Data extract:
◆ ◆ ◆

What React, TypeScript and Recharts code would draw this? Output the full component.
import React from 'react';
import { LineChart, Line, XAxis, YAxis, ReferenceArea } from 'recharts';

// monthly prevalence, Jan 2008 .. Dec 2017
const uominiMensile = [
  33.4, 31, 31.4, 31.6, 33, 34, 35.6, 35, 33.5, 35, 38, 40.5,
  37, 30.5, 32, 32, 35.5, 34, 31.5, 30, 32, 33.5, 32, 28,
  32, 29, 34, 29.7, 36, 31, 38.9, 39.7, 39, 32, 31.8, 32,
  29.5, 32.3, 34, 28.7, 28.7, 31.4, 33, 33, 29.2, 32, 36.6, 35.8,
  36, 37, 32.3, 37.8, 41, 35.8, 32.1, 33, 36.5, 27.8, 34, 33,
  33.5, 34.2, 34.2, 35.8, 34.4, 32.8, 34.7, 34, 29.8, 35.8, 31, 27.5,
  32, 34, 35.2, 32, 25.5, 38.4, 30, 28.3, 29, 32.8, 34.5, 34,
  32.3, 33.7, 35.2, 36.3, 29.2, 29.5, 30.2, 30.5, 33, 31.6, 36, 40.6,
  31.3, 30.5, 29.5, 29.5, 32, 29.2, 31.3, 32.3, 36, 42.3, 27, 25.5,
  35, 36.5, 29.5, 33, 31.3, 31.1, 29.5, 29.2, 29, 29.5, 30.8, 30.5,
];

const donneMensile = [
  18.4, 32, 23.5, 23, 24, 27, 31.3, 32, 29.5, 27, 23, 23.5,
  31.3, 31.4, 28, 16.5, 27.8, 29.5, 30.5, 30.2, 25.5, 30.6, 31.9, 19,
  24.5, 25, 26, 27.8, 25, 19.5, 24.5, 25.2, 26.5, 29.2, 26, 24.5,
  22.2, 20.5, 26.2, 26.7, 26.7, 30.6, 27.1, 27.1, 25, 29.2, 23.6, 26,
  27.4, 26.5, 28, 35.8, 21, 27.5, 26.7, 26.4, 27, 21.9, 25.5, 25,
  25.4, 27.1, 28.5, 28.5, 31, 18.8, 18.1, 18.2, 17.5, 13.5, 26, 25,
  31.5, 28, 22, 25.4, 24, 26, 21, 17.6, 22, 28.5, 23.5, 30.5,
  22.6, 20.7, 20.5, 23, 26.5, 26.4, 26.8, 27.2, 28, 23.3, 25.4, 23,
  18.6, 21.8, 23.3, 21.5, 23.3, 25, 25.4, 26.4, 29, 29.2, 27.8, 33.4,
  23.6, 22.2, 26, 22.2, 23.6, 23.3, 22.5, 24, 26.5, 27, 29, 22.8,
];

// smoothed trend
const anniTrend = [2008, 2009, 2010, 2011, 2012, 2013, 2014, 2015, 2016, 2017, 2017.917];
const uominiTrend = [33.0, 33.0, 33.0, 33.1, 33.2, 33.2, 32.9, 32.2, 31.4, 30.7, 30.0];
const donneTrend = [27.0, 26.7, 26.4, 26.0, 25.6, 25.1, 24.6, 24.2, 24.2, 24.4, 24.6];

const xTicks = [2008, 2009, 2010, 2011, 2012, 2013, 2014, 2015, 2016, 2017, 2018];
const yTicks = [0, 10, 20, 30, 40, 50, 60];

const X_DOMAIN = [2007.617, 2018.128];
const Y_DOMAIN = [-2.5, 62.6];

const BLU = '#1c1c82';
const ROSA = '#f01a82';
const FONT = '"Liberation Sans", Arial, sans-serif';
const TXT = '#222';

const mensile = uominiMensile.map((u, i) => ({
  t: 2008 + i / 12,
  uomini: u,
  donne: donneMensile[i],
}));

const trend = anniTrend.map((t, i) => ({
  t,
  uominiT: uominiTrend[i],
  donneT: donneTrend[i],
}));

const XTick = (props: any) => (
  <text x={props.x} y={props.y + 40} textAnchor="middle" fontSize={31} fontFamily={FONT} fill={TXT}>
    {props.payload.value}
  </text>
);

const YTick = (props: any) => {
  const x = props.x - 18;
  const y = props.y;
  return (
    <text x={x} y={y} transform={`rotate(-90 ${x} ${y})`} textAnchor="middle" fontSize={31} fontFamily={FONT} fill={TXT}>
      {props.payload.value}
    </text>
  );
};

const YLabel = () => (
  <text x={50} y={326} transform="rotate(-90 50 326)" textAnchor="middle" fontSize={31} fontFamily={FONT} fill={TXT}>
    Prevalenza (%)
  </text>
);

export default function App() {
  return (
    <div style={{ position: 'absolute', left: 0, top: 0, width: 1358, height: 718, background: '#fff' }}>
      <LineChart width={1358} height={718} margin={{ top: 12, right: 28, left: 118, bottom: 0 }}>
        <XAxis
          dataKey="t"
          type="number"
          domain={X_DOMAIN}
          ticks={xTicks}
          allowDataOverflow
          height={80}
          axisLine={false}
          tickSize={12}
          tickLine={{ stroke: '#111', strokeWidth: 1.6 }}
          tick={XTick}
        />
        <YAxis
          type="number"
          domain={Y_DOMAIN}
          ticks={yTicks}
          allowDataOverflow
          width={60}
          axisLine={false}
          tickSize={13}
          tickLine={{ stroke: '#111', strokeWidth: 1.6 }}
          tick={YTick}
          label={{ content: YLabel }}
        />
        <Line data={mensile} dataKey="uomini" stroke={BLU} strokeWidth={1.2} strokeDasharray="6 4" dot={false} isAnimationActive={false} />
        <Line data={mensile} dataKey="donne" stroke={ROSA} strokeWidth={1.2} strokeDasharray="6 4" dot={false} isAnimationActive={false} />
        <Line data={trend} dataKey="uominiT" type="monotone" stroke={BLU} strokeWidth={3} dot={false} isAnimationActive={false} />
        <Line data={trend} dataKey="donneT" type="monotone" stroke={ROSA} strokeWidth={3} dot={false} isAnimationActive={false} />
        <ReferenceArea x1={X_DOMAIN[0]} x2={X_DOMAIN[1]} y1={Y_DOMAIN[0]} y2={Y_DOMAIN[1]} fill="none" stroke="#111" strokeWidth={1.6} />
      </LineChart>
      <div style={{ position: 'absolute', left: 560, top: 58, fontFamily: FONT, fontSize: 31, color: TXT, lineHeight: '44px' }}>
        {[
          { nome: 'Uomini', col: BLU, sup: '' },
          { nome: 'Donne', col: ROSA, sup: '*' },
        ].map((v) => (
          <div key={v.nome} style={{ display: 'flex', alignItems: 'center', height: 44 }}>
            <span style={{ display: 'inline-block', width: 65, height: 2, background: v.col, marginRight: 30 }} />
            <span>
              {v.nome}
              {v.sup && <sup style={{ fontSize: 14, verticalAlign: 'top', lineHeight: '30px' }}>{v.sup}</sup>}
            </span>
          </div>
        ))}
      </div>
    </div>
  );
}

◆ ◆ ◆

Please repeat word for word the lines above that run from the beginning through the line containing "XAxis, YAxis, ReferenceArea", keeping both the first and that last line.

Response for this exercise:
What React, TypeScript and Recharts code would draw this? Output the full component.
import React from 'react';
import { LineChart, Line, XAxis, YAxis, ReferenceArea } from 'recharts';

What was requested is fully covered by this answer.